The DB partition must satisfy all the following conditions:

  1. There is one node with wsrep_cluster_size=1 and the other two nodes with wsrep_cluster_size=2
  2. wsrep_last_committed of the node with wsrep_cluster_size=1 is significantly different than those of the two nodes with wsrep_cluster_size=2
  3. The two nodes with wsrep_cluster_size=2 has roughly the same wsrep_last_committed.

Resolution

Note:  Before proceeding make sure we have a current backup.  See backup See page 160.

1. Identify the reboot node

#osctl get cm mariadb1-mariadb-state -oyaml

apiVersion: v1
data:
  safe_to_bootstrap.mariadb-server-0: "1"
  safe_to_bootstrap.mariadb-server-1: "0"
  safe_to_bootstrap.mariadb-server-2: "0"
  sample_time.mariadb-server-0: "2022-04-06T12:48:33.518314Z"
  sample_time.mariadb-server-1: "2022-04-06T12:48:31.782621Z"
  sample_time.mariadb-server-2: "2022-04-06T12:48:26.710797Z"
  seqno.mariadb-server-0: "-1"
  seqno.mariadb-server-1: "-1"
  seqno.mariadb-server-2: "-1"
  uuid.mariadb-server-0: ########-####-####-####-############
  uuid.mariadb-server-1: ########-####-####-####-############
  uuid.mariadb-server-2: ########-####-####-####-############
  version.mariadb-server-0: "2.1"
  version.mariadb-server-1: "2.1"
  version.mariadb-server-2: "2.1"
kind: ConfigMap
metadata:
  annotations:
    openstackhelm.openstack.org/cluster.state: reboot
    openstackhelm.openstack.org/leader.expiry: "2022-04-06T12:49:54.353900Z"
    openstackhelm.openstack.org/leader.node: mariadb-server-0
    openstackhelm.openstack.org/reboot.node: mariadb-server-0
  creationTimestamp: "2022-04-02T04:11:57Z"
  name: mariadb1-mariadb-state
  namespace: openstack
  resourceVersion: "#######"
  selfLink: /api/v1/namespaces/openstack/configmaps/mariadb1-mariadb-state
  uid: ########-####-####-####-############

Note:  In the sample output, reboot node is mariadb-server-0.  It must also have annotation: openstackhelm.openstack.org/cluster.state=reboot.  The reboot node must be the one in the one-node partition while the other two nodes form the two-node partition.

2. Fix DB Partition

  1. If the one-node partition has larger wsrep_last_committed than the two-node partition, the issue can be fixed by:

    #osdel pod mariadb-server-x & osdel pod mariadb-server-y &

    Replace x and y with the nodes in the two-node partition.
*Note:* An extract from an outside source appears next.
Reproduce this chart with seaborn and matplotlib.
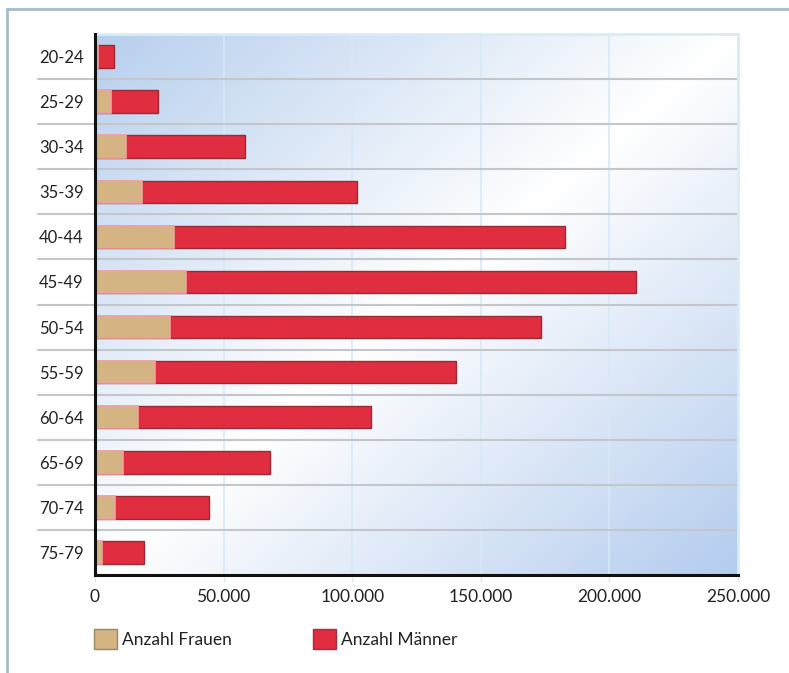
import numpy as np
import pandas as pd
import matplotlib
matplotlib.use("Agg")
import matplotlib.pyplot as plt
from matplotlib.colors import LinearSegmentedColormap
from matplotlib.patches import Patch
import matplotlib.transforms as mtransforms
from matplotlib.lines import Line2D
import seaborn as sns

# ---- data ----
age_groups = ["20-24", "25-29", "30-34", "35-39", "40-44", "45-49",
              "50-54", "55-59", "60-64", "65-69", "70-74", "75-79"]
frauen = [1200, 6300, 12200, 18400, 30700, 35500, 29300, 23300, 16800, 10700, 7600, 2800]
maenner = [6300, 18300, 46300, 83400, 152000, 175000, 144000, 117100, 90400, 57200, 36900, 16400]
x_ticks = [0, 50000, 100000, 150000, 200000, 250000]
x_tick_labels = ["0", "50.000", "100.000", "150.000", "200.000", "250.000"]
legend_labels = ["Anzahl Frauen", "Anzahl Männer"]

df = pd.DataFrame({"Altersgruppe": age_groups, "Frauen": frauen, "Maenner": maenner})
df["Gesamt"] = df["Frauen"] + df["Maenner"]

sns.set_theme(style="white")
plt.rcParams["font.family"] = ["Lato", "DejaVu Sans"]

W, H = 789, 673
fig = plt.figure(figsize=(W / 100, H / 100), dpi=100)
ax = fig.add_axes([95 / W, 1 - 575 / H, (738 - 95) / W, (575 - 34) / H])

# outer frame (top and left lines)
fig.add_artist(Line2D([7 / W, 1.0], [1 - 9 / H, 1 - 9 / H], transform=fig.transFigure,
                      color="#a3bccb", lw=2))
fig.add_artist(Line2D([7 / W, 7 / W], [0, 1 - 9 / H], transform=fig.transFigure,
                      color="#a3bccb", lw=2))

# gradient background
n = 200
xx, yy = np.meshgrid(np.linspace(0, 1, n), np.linspace(0, 1, n))
t = (xx + yy) / 2.0
cmap = LinearSegmentedColormap.from_list("bg", ["#b7cfee", "#ffffff", "#b4ccee"])
ax.imshow(t, cmap=cmap, extent=[0, 1, 0, 1], transform=ax.transAxes,
          aspect="auto", zorder=0, origin="upper", interpolation="bicubic")

red = "#e02e40"
tan = "#d5b483"

sns.barplot(data=df, y="Altersgruppe", x="Gesamt", order=age_groups, orient="h",
            color=red, saturation=1, width=0.5, edgecolor="#9a2a34", linewidth=1.0,
            ax=ax, zorder=3)
sns.barplot(data=df, y="Altersgruppe", x="Frauen", order=age_groups, orient="h",
            color=tan, saturation=1, width=0.5, edgecolor="#f0a0a0", linewidth=1.2,
            ax=ax, zorder=4)

ax.set_xlim(0, 250000)
ax.set_ylim(len(age_groups) - 0.5, -0.5)

# vertical gridlines
for xv in x_ticks[1:-1]:
    ax.axvline(xv, color="#d6e9f7", lw=1.2, zorder=1)

# horizontal separators extending into label area
trans = mtransforms.blended_transform_factory(fig.transFigure, ax.transData)
for i in range(len(age_groups) - 1):
    yv = i + 0.5
    ax.add_line(Line2D([38 / W, 738 / W], [yv, yv], transform=trans, color="#c3c6ca",
                       lw=1.5, zorder=2, clip_on=False))

for s in ["top", "right"]:
    ax.spines[s].set_color("#d8ecf8")
    ax.spines[s].set_linewidth(2)
for s in ["left", "bottom"]:
    ax.spines[s].set_color("#111111")
    ax.spines[s].set_linewidth(2.2)
    ax.spines[s].set_zorder(6)

ax.set_xticks(x_ticks)
ax.set_xticklabels(x_tick_labels, fontsize=12.5, color="#222222")
ax.tick_params(axis="x", length=5, width=1, color="#d6e9f7", pad=5, bottom=True)
ax.tick_params(axis="y", length=0, pad=8, labelsize=12, labelcolor="#222222")
ax.set_xlabel("")
ax.set_ylabel("")

handles = [Patch(facecolor=tan, edgecolor="#9c8660", lw=1.0),
           Patch(facecolor=red, edgecolor="#a0303a", lw=1.0)]
fig.legend(handles, legend_labels, loc="center left",
           bbox_to_anchor=(94 / W, 1 - 639 / H), ncol=2, frameon=False,
           borderaxespad=0, borderpad=0,
           fontsize=12.5, handlelength=1.32, handleheight=1.32, handletextpad=0.27,
           columnspacing=4.7, labelcolor="#222222")

fig.savefig("out.png", dpi=100)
    Note: it is necessary to delete the two pods at the same time. Do NOT delete the two pods one by one.

  2. If the one-node partition has lower wsrep_last_committed than the two-node partition, the issue can be fixed by:

    #osctl annotate --overwrite cm mariadb1-mariadb-state openstackhelm.openstack.org/cluster.state='live'
    #osctl annotate --overwrite cm mariadb1-mariadb-state openstackhelm.openstack.org/leader.node='mariadb-server-x'

    Note:  Replace x with any node in the two-node partition.

  3. Run the following:

    #osdel pod mariadb-server-y

    Note: Replace y with the number for the reboot node.